Best transistor today for ZVS is an insanely fast switch like SIC in parallel
with an extremely non-linear capacitance. Perhaps a silicon Superjunction
MOSFET with the gate permanently wired OFF, just abuse as a capacitor.

On the cheap cheap, you could use the Superjunction as both switch and
cap. Though superjunction gate capacitance is almost too slow to advantage
any extra hang-time it's non-linear drain capacitance creates. Sad these are
better used for capacitor (and body diode) than as switches.

Infineon had a white paper explaining the capacitance trick, I forget the link.
Was probably an appnote regarding the C7 series, Huge useful non-linearity.
When voltage flails resonantly toward the other rail, it tends to stick there
where its easy to catch, as capacitance baloons at low voltage difference.

Superjunction non-linear knee is around 20V, so maybe 12V systems won't
be able to stretch the load range using the non-linear cap trick.

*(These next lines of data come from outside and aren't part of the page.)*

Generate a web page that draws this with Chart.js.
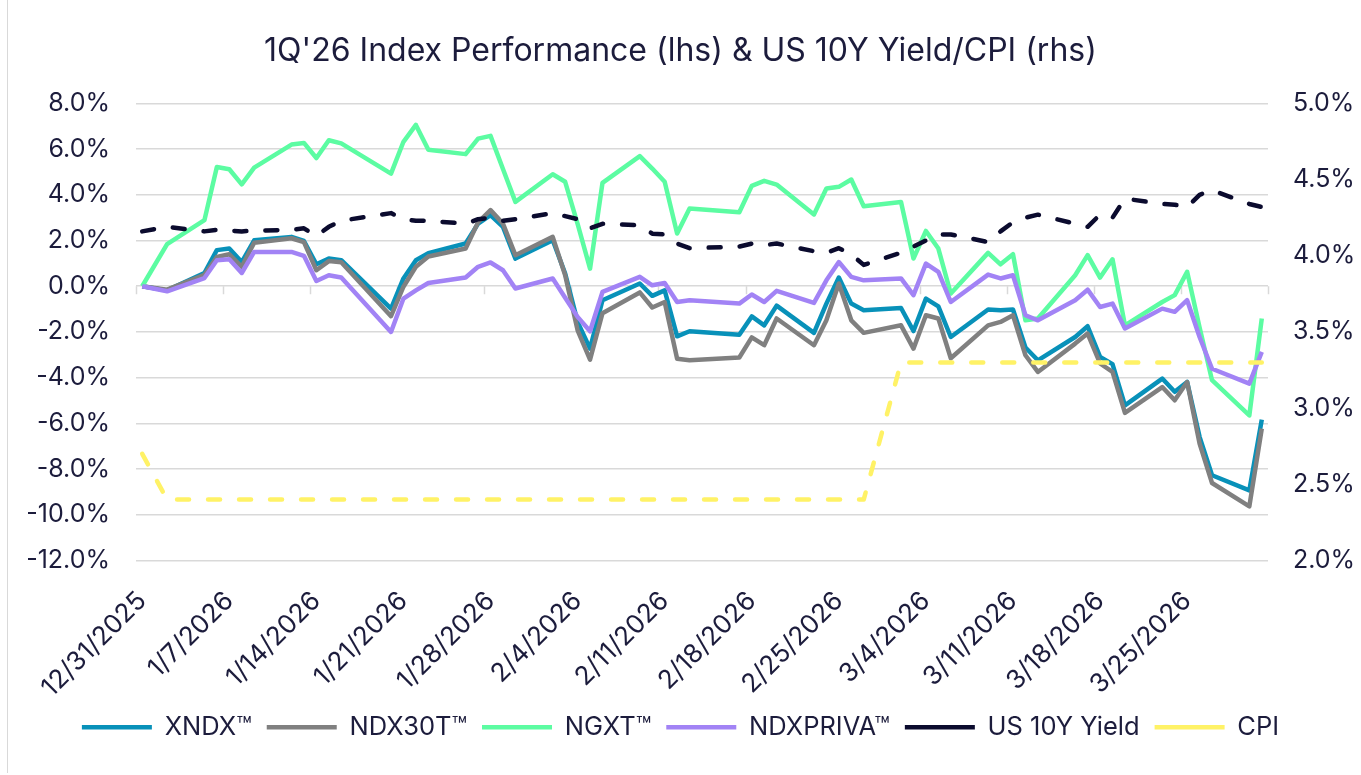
<!DOCTYPE html>
<html>
<head>
<meta charset="utf-8">
<script src="https://cdn.jsdelivr.net/npm/chart.js@4.4.1/dist/chart.umd.min.js"></script>
<style>
  html, body { margin: 0; padding: 0; background: #ffffff; }
  #wrap { position: relative; width: 1361px; height: 775px; overflow: hidden; }
  #frame { position: absolute; left: 7px; top: 0; width: 1400px; height: 773px; border-left: 1.5px solid #D9D9D9; pointer-events: none; }
  canvas { display: block; }
</style>
</head>
<body>
<div id="wrap">
  <canvas id="c" width="1361" height="775"></canvas>
  <div id="frame"></div>
</div>
<script>
// ---- Data ----
const dates = [
  '2025-12-31','2026-01-02',
  '2026-01-05','2026-01-06','2026-01-07','2026-01-08','2026-01-09',
  '2026-01-12','2026-01-13','2026-01-14','2026-01-15','2026-01-16',
  '2026-01-20','2026-01-21','2026-01-22','2026-01-23',
  '2026-01-26','2026-01-27','2026-01-28','2026-01-29','2026-01-30',
  '2026-02-02','2026-02-03','2026-02-04','2026-02-05','2026-02-06',
  '2026-02-09','2026-02-10','2026-02-11','2026-02-12','2026-02-13',
  '2026-02-17','2026-02-18','2026-02-19','2026-02-20',
  '2026-02-23','2026-02-24','2026-02-25','2026-02-26','2026-02-27',
  '2026-03-02','2026-03-03','2026-03-04','2026-03-05','2026-03-06',
  '2026-03-09','2026-03-10','2026-03-11','2026-03-12','2026-03-13',
  '2026-03-16','2026-03-17','2026-03-18','2026-03-19','2026-03-20',
  '2026-03-23','2026-03-24','2026-03-25','2026-03-26','2026-03-27',
  '2026-03-30','2026-03-31'
];

const xndx = [
  0, -0.18,
  0.58, 1.58, 1.65, 1.06, 2.01,
  2.16, 1.98, 0.96, 1.21, 1.14,
  -0.98, 0.34, 1.14, 1.45,
  1.87, 2.74, 3.11, 2.60, 1.21,
  2.01, 0.56, -1.56, -2.73, -0.61,
  0.12, -0.42, -0.18, -2.19, -1.97,
  -2.12, -1.32, -1.71, -0.85,
  -2.04, -0.76, 0.38, -0.76, -1.05,
  -0.95, -1.96, -0.54, -0.88, -2.22,
  -1.02, -1.05, -1.02, -2.68, -3.24,
  -2.22, -1.75, -3.09, -3.41, -5.21,
  -4.04, -4.62, -4.19, -6.59, -8.27,
  -8.93, -5.84
];

const ndx30t = [
  0, -0.15,
  0.50, 1.28, 1.40, 0.85, 1.90,
  2.10, 1.93, 0.70, 1.10, 1.05,
  -1.31, -0.02, 0.85, 1.30,
  1.65, 2.80, 3.33, 2.74, 1.36,
  2.16, 0.48, -1.93, -3.21, -1.18,
  -0.27, -0.93, -0.69, -3.17, -3.24,
  -3.12, -2.24, -2.58, -1.41,
  -2.58, -1.49, 0.12, -1.49, -2.04,
  -1.71, -2.73, -1.27, -1.41, -3.15,
  -1.71, -1.56, -1.27, -3.02, -3.75,
  -2.51, -2.07, -3.38, -3.75, -5.54,
  -4.41, -4.99, -4.19, -6.88, -8.61,
  -9.63, -6.23
];

const ngxt = [
  0, 1.84,
  2.89, 5.22, 5.12, 4.46, 5.19,
  6.20, 6.27, 5.61, 6.39, 6.25,
  4.93, 6.32, 7.06, 5.97,
  5.78, 6.46, 6.58, 5.13, 3.69,
  4.90, 4.57, 2.73, 0.77, 4.52,
  5.69, 5.15, 4.57, 2.31, 3.40,
  3.24, 4.39, 4.61, 4.45,
  3.14, 4.28, 4.35, 4.67, 3.50,
  3.69, 1.21, 2.42, 1.65, -0.32,
  1.46, 0.96, 1.40, -1.49, -1.41,
  0.48, 1.36, 0.38, 1.18, -1.71,
  -0.69, -0.39, 0.63, -1.80, -4.11,
  -5.65, -1.41
];

const ndxpriva = [
  0, -0.22,
  0.36, 1.14, 1.18, 0.58, 1.50,
  1.50, 1.33, 0.23, 0.48, 0.38,
  -2.00, -0.54, -0.18, 0.14,
  0.38, 0.85, 1.04, 0.70, -0.10,
  0.34, -0.50, -1.34, -1.97, -0.25,
  0.41, 0.04, 0.14, -0.69, -0.61,
  -0.76, -0.36, -0.69, -0.20,
  -0.73, 0.26, 1.06, 0.41, 0.26,
  0.34, -0.39, 0.99, 0.63, -0.69,
  0.51, 0.34, 0.48, -1.27, -1.49,
  -0.61, -0.15, -0.91, -0.76, -1.85,
  -0.98, -1.12, -0.61, -2.22, -3.61,
  -4.26, -2.87
];

const us10y = [
  4.16, 4.19,
  4.16, 4.17, 4.165, 4.16, 4.165,
  4.17, 4.18, 4.13, 4.19, 4.23,
  4.28, 4.24, 4.23, 4.23,
  4.21, 4.24, 4.25, 4.23, 4.24,
  4.28, 4.26, 4.24, 4.18, 4.21,
  4.20, 4.145, 4.14, 4.08, 4.05,
  4.06, 4.08, 4.07, 4.08,
  4.03, 4.02, 4.05, 4.01, 3.94,
  4.02, 4.06, 4.10, 4.14, 4.14,
  4.09, 4.16, 4.22, 4.25, 4.27,
  4.21, 4.19, 4.27, 4.25, 4.375,
  4.34, 4.335, 4.32, 4.40, 4.43,
  4.34, 4.32
];

const cpi = [
  2.7, 2.4,
  2.4, 2.4, 2.4, 2.4, 2.4,
  2.4, 2.4, 2.4, 2.4, 2.4,
  2.4, 2.4, 2.4, 2.4,
  2.4, 2.4, 2.4, 2.4, 2.4,
  2.4, 2.4, 2.4, 2.4, 2.4,
  2.4, 2.4, 2.4, 2.4, 2.4,
  2.4, 2.4, 2.4, 2.4,
  2.4, 2.4, 2.4, 2.4, 2.4,
  3.3, 3.3, 3.3, 3.3, 3.3,
  3.3, 3.3, 3.3, 3.3, 3.3,
  3.3, 3.3, 3.3, 3.3, 3.3,
  3.3, 3.3, 3.3, 3.3, 3.3,
  3.3, 3.3
];

const xTickLabels = [
  '12/31/2025','1/7/2026','1/14/2026','1/21/2026','1/28/2026','2/4/2026','2/11/2026',
  '2/18/2026','2/25/2026','3/4/2026','3/11/2026','3/18/2026','3/25/2026'
];

const seriesNames = ['XNDX\u2122','NDX30T\u2122','NGXT\u2122','NDXPRIVA\u2122','US 10Y Yield','CPI'];

// ---- Helpers ----
const DAY = 86400000;
const t0 = Date.UTC(2025, 11, 31);
const dayIndex = dates.map(s => {
  const [y, m, d] = s.split('-').map(Number);
  return Math.round((Date.UTC(y, m - 1, d) - t0) / DAY);
});
const pts = arr => arr.map((v, i) => ({ x: dayIndex[i], y: v }));
const lastDay = dayIndex[dayIndex.length - 1];

const TEXT = '#1C1C3C';
const GRID = '#D9D9D9';
const FONT = 'Inter, "Open Sans", sans-serif';

// week boundary tick marks on the zero line
const tickMarks = {
  id: 'tickMarks',
  beforeDatasetsDraw(chart) {
    const { ctx, scales: { x, y } } = chart;
    const y0 = y.getPixelForValue(0);
    ctx.save();
    ctx.strokeStyle = GRID;
    ctx.lineWidth = 1.5;
    for (let v = x.min; v <= x.max + 0.01; v += 7) {
      const px = Math.round(x.getPixelForValue(v)) + 0.5;
      ctx.beginPath();
      ctx.moveTo(px, y0);
      ctx.lineTo(px, y0 + 8);
      ctx.stroke();
    }
    ctx.restore();
  }
};

const common = { pointRadius: 0, pointHoverRadius: 0, fill: false, tension: 0, borderJoinStyle: 'round' };

new Chart(document.getElementById('c'), {
  type: 'line',
  data: {
    datasets: [
      { ...common, label: seriesNames[0], data: pts(xndx), borderColor: '#0891B9', backgroundColor: '#0891B9', borderWidth: 4.5, yAxisID: 'y', order: 6 },
      { ...common, label: seriesNames[1], data: pts(ndx30t), borderColor: '#808080', backgroundColor: '#808080', borderWidth: 4.5, yAxisID: 'y', order: 5 },
      { ...common, label: seriesNames[2], data: pts(ngxt), borderColor: '#5CFCA2', backgroundColor: '#5CFCA2', borderWidth: 4.5, yAxisID: 'y', order: 4 },
      { ...common, label: seriesNames[3], data: pts(ndxpriva), borderColor: '#A283F5', backgroundColor: '#A283F5', borderWidth: 4.5, yAxisID: 'y', order: 3 },
      { ...common, label: seriesNames[4], data: pts(us10y), borderColor: '#0B0B2E', backgroundColor: '#0B0B2E', borderWidth: 4.5, borderDash: [12, 19], borderCapStyle: 'round', yAxisID: 'y1', order: 2 },
      { ...common, label: seriesNames[5], data: pts(cpi), borderColor: '#FFF266', backgroundColor: '#FFF266', borderWidth: 4.5, borderDash: [12, 19], borderCapStyle: 'round', yAxisID: 'y1', order: 1 }
    ]
  },
  options: {
    responsive: false,
    animation: false,
    events: [],
    layout: { padding: { top: 0, left: 0, right: 0, bottom: 25 } },
    plugins: {
      tooltip: { enabled: false },
      title: {
        display: true,
        text: "1Q'26 Index Performance (lhs) & US 10Y Yield/CPI (rhs)",
        color: TEXT,
        font: { family: FONT, size: 32, weight: '400' },
        padding: { top: 32, bottom: 33 }
      },
      legend: {
        position: 'bottom',
        labels: {
          color: TEXT,
          font: { family: FONT, size: 25.5 },
          usePointStyle: true,
          pointStyle: 'line',
          pointStyleWidth: 70,
          boxHeight: 24,
          padding: 15,
          sort: (a, b) => a.datasetIndex - b.datasetIndex
        }
      }
    },
    scales: {
      x: {
        type: 'linear',
        min: -0.5,
        max: lastDay + 0.5,
        grid: { display: false },
        border: { display: false },
        afterBuildTicks: s => { s.ticks = xTickLabels.map((_, k) => ({ value: 7 * k })); },
        afterFit: s => { s.height = 139; },
        ticks: {
          autoSkip: false,
          minRotation: 45,
          maxRotation: 45,
          padding: 17,
          color: TEXT,
          font: { family: FONT, size: 26 },
          callback: (v, i) => xTickLabels[i]
        }
      },
      y: {
        position: 'left',
        min: -12,
        max: 8,
        grid: { color: GRID, lineWidth: 1.5, drawTicks: false },
        border: { display: false },
        afterFit: s => { s.width = 136; },
        ticks: {
          stepSize: 2,
          padding: 26,
          color: TEXT,
          font: { family: FONT, size: 25 },
          callback: v => v.toFixed(1) + '%'
        }
      },
      y1: {
        position: 'right',
        min: 2,
        max: 5,
        grid: { display: false, drawTicks: false },
        border: { display: false },
        afterFit: s => { s.width = 93; },
        ticks: {
          stepSize: 0.5,
          padding: 25,
          color: TEXT,
          font: { family: FONT, size: 25 },
          callback: v => v.toFixed(1) + '%'
        }
      }
    }
  },
  plugins: [tickMarks]
});
</script>
</body>
</html>
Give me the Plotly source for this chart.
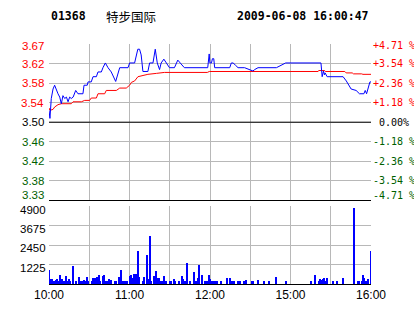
import plotly.graph_objects as go

# ---------------- data ----------------
stock_code = "01368"
stock_name = "特步国际"
timestamp = "2009-06-08 16:00:47"
prev_close = 3.50

# price (blue) vertices: minutes since 10:00 (trading minutes) and price
price_min = [0, 0.7, 1.7, 3.0, 4.2, 5.5, 6.7, 8.0, 9.2, 10.4, 11.7, 13.0, 14.2, 15.4, 16.6, 18.0,
             19.9, 21.6, 25.3, 26.1, 28.5, 29.1, 31.5, 32.8, 35.3, 36.5, 39.0, 40.2, 42.0, 44.0,
             46.4, 49.7, 51.4, 52.7, 58.9, 60.1, 63.8, 65.0, 66.2, 67.5, 68.7, 70.0, 73.7, 75.0,
             77.5, 79.2, 80.7, 82.4, 83.6, 85.6, 87.3, 89.8, 93.5, 96.0, 98.4, 100.9, 118.3,
             119.4, 119.9, 121.1, 121.8, 122.8, 123.5, 134.7, 135.9, 137.2, 139.1, 140.9, 145.8,
             149.1, 152.0, 153.3, 155.8, 169.5, 173.2, 176.4, 202.7, 203.6, 204.6, 205.3, 205.8,
             207.3, 219.2, 221.6, 225.2, 228.9, 231.4, 234.7, 235.7, 236.7, 237.7, 239.2, 240]
price_val = [3.525, 3.508, 3.550, 3.570, 3.578, 3.566, 3.560, 3.553, 3.539, 3.556, 3.550, 3.553,
             3.543, 3.553, 3.550, 3.553, 3.567, 3.560, 3.560, 3.578, 3.578, 3.585, 3.585, 3.596,
             3.596, 3.606, 3.606, 3.615, 3.625, 3.615, 3.606, 3.586, 3.606, 3.615, 3.615, 3.625,
             3.625, 3.642, 3.654, 3.654, 3.642, 3.607, 3.607, 3.625, 3.625, 3.654, 3.625, 3.611,
             3.625, 3.633, 3.625, 3.615, 3.615, 3.631, 3.623, 3.615, 3.615, 3.644, 3.625, 3.625,
             3.634, 3.634, 3.615, 3.615, 3.625, 3.625, 3.620, 3.615, 3.615, 3.611, 3.608, 3.611,
             3.615, 3.615, 3.620, 3.625, 3.625, 3.596, 3.608, 3.600, 3.604, 3.596, 3.596, 3.587,
             3.570, 3.567, 3.560, 3.560, 3.567, 3.560, 3.570, 3.585, 3.585]

# average price (red) vertices
avg_min = [0, 0.7, 3.0, 4.2, 6.7, 9.2, 16.6, 17.9, 24.1, 26.6, 30.3, 31.5, 35.3, 36.5, 41.5,
           42.7, 50.2, 52.7, 57.6, 60.1, 61.4, 63.8, 66.3, 70.0, 73.7, 80.0, 86.0, 118.0, 119.5,
           200.6, 201.0, 205.5, 206.0, 220.5, 221.5, 226.0, 227.0, 233.0, 234.0, 240]
avg_val = [3.530, 3.525, 3.527, 3.532, 3.537, 3.539, 3.539, 3.543, 3.543, 3.546, 3.546, 3.551,
           3.551, 3.560, 3.560, 3.567, 3.567, 3.572, 3.572, 3.578, 3.584, 3.587, 3.596, 3.599,
           3.601, 3.603, 3.605, 3.605, 3.607, 3.607, 3.609, 3.609, 3.607, 3.607, 3.604, 3.604,
           3.602, 3.602, 3.601, 3.601]

# volume bars
vol_min = [0, 1, 2, 4, 5, 6, 7, 8, 9, 10, 11, 12, 13, 14, 15, 16, 18, 20, 22, 23, 24, 25, 26, 27,
           28, 29, 32, 33, 34, 36, 37, 38, 40, 41, 42, 43, 45, 46, 49, 50, 52, 53, 54, 55, 57,
           58, 60, 61, 62, 63, 64, 65, 66, 67, 70, 71, 73, 74, 75, 76, 78, 79, 80, 81, 82, 83,
           84, 85, 86, 87, 90, 91, 93, 94, 97, 99, 100, 101, 102, 103, 105, 108, 109, 110, 111,
           112, 114, 116, 118, 119, 120, 121, 122, 124, 125, 128, 133, 135, 136, 137, 138, 141,
           142, 145, 147, 151, 152, 156, 160, 164, 169, 177, 195, 198, 201, 202, 203, 204, 205,
           206, 207, 212, 215, 219, 227, 230, 231, 233, 234, 235, 236, 237, 238, 240]
vol_val = [870, 290, 290, 145, 228, 290, 145, 560, 145, 290, 145, 145, 497, 145, 290, 145, 1118,
           145, 435, 145, 145, 145, 228, 186, 435, 186, 186, 352, 352, 435, 560, 186, 497, 560,
           186, 186, 290, 228, 145, 145, 435, 290, 870, 145, 186, 145, 497, 560, 352, 642, 600,
           600, 2050, 435, 145, 435, 1800, 290, 2980, 186, 497, 186, 807, 352, 352, 186, 145,
           186, 497, 186, 145, 145, 290, 145, 145, 497, 290, 145, 186, 1304, 145, 766, 145, 145,
           352, 1180, 560, 145, 186, 560, 290, 145, 145, 145, 145, 145, 352, 352, 186, 186, 186,
           145, 145, 145, 228, 186, 186, 228, 145, 145, 435, 186, 145, 560, 145, 290, 228, 290,
           352, 186, 352, 145, 186, 352, 4780, 186, 145, 186, 560, 352, 186, 186, 290, 2050]

grid_min = [0, 30, 60, 90, 120, 150, 180, 210, 240]
time_labels = ["10:00", "", "11:00", "", "12:00", "", "15:00", "", "16:00"]

price_ticks = [3.665, 3.62375, 3.5825, 3.54125, 3.50, 3.45875, 3.4175, 3.37625, 3.335]
price_labels = ["3.67", "3.62", "3.58", "3.54", "3.50", "3.46", "3.42", "3.38", "3.33"]
pct_labels = ["+4.71 %", "+3.54 %", "+2.36 %", "+1.18 %", " 0.00%",
              "-1.18 %", "-2.36 %", "-3.54 %", "-4.71 %"]
vol_ticks = [4900, 3675, 2450, 1225]
vol_labels = ["4900", "3675", "2450", "1225"]

# ---------------- styles ----------------
RED = "#ff0000"
GREEN = "#005f00"
BLUE = "#0000ff"
GRID = "#b8b8b8"
label_colors = [RED] * 4 + ["#000000"] + [GREEN] * 4
label_yshift = [-1.5, 0, 0, 0, 0, 0, 0, 0, 5]

fig = go.Figure()
fig.add_trace(go.Scatter(x=avg_min, y=avg_val, mode="lines",
                         line=dict(color=RED, width=1), xaxis="x", yaxis="y",
                         hoverinfo="skip"))
fig.add_trace(go.Scatter(x=price_min, y=price_val, mode="lines",
                         line=dict(color=BLUE, width=1), xaxis="x", yaxis="y",
                         hoverinfo="skip"))
fig.add_trace(go.Bar(x=vol_min, y=vol_val, width=0.75,
                     marker=dict(color=BLUE, line=dict(width=0)),
                     xaxis="x2", yaxis="y2", hoverinfo="skip"))

annotations = []
sans = "Liberation Sans, Arial, sans-serif"
mono = "DejaVu Sans Mono, monospace"
for v, t, c, s in zip(price_ticks, price_labels, label_colors, label_yshift):
    annotations.append(dict(xref="paper", yref="y", x=0, y=v, text=t, showarrow=False,
                            xanchor="right", yanchor="middle", xshift=-3, yshift=s,
                            font=dict(family=sans, size=11.5, color=c)))
for v, t, c, s in zip(price_ticks, pct_labels, label_colors, label_yshift):
    annotations.append(dict(xref="paper", yref="y", x=1, y=v, text=t, showarrow=False,
                            xanchor="left", yanchor="middle", xshift=0, yshift=s,
                            font=dict(family=mono, size=10, color=c)))
for v, t in zip(vol_ticks, vol_labels):
    annotations.append(dict(xref="paper", yref="y2", x=0, y=v, text=t, showarrow=False,
                            xanchor="right", yanchor="middle", xshift=-1,
                            yshift=-4 if v == vol_ticks[0] else -3,
                            font=dict(family=sans, size=11.5, color="#000000")))

annotations.append(dict(xref="paper", yref="paper", x=0.0, y=1.115, text="<b>" + stock_code + "</b>",
                        showarrow=False, xanchor="left", yanchor="middle",
                        font=dict(family=mono, size=11.5, color="#000000")))
annotations.append(dict(xref="paper", yref="paper", x=0.17, y=1.115, text=stock_name,
                        showarrow=False, xanchor="left", yanchor="middle",
                        font=dict(family="Noto Sans CJK SC", size=12.5, color="#000000")))
annotations.append(dict(xref="paper", yref="paper", x=1.0, y=1.115, text="<b>" + timestamp + "</b>",
                        showarrow=False, xanchor="right", yanchor="middle",
                        font=dict(family=mono, size=11.5, color="#000000")))

fig.update_layout(
    width=414, height=314,
    margin=dict(l=49, r=43, t=44, b=26, pad=0),
    paper_bgcolor="white", plot_bgcolor="white",
    showlegend=False, bargap=0,
    xaxis=dict(domain=[0, 1], anchor="y", range=[0, 240], tickmode="array",
               tickvals=grid_min, showticklabels=False, ticks="",
               showgrid=True, gridcolor=GRID, gridwidth=1, zeroline=False,
               showline=True, linecolor="#000000", linewidth=1),
    yaxis=dict(domain=[0.3484, 1], anchor="x", range=[price_ticks[-1], price_ticks[0]],
               tickmode="array", tickvals=price_ticks, showticklabels=False, ticks="",
               showgrid=True, gridcolor=GRID, gridwidth=1, zeroline=False, showline=False),
    xaxis2=dict(domain=[0, 1], anchor="y2", range=[0, 240], tickmode="array",
                tickvals=grid_min, ticktext=time_labels, ticks="",
                tickfont=dict(family=sans, size=12, color="#000000"),
                showgrid=True, gridcolor=GRID, gridwidth=1, zeroline=False,
                showline=True, linecolor="#000000", linewidth=1),
    yaxis2=dict(domain=[0, 0.3238], anchor="x2", range=[0, vol_ticks[0]],
                tickmode="array", tickvals=[0] + vol_ticks, showticklabels=False, ticks="",
                showgrid=True, gridcolor=GRID, gridwidth=1, zeroline=False, showline=False),
    shapes=[dict(type="line", xref="x", yref="y", x0=0, x1=240, y0=prev_close, y1=prev_close,
                 line=dict(color="#000000", width=1), layer="above")],
    annotations=annotations,
)

fig.write_html("out.html")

One of a few
logical arguments why 48V and up might be better. But there are other ways
to stretch the ZVS load range. Inductors can be made non-linear to current.

Some day, GAN will catch up and surpass Silicon and SIC. Maybe...
Neither GAN nor SIC have much in the way of useful drain capacitance.
The race is on right now for less of every capacitance, which is good for
hard dumb switching. But not an optimal solution to ZVS. Some external
capacitance will have to be added in almost every case.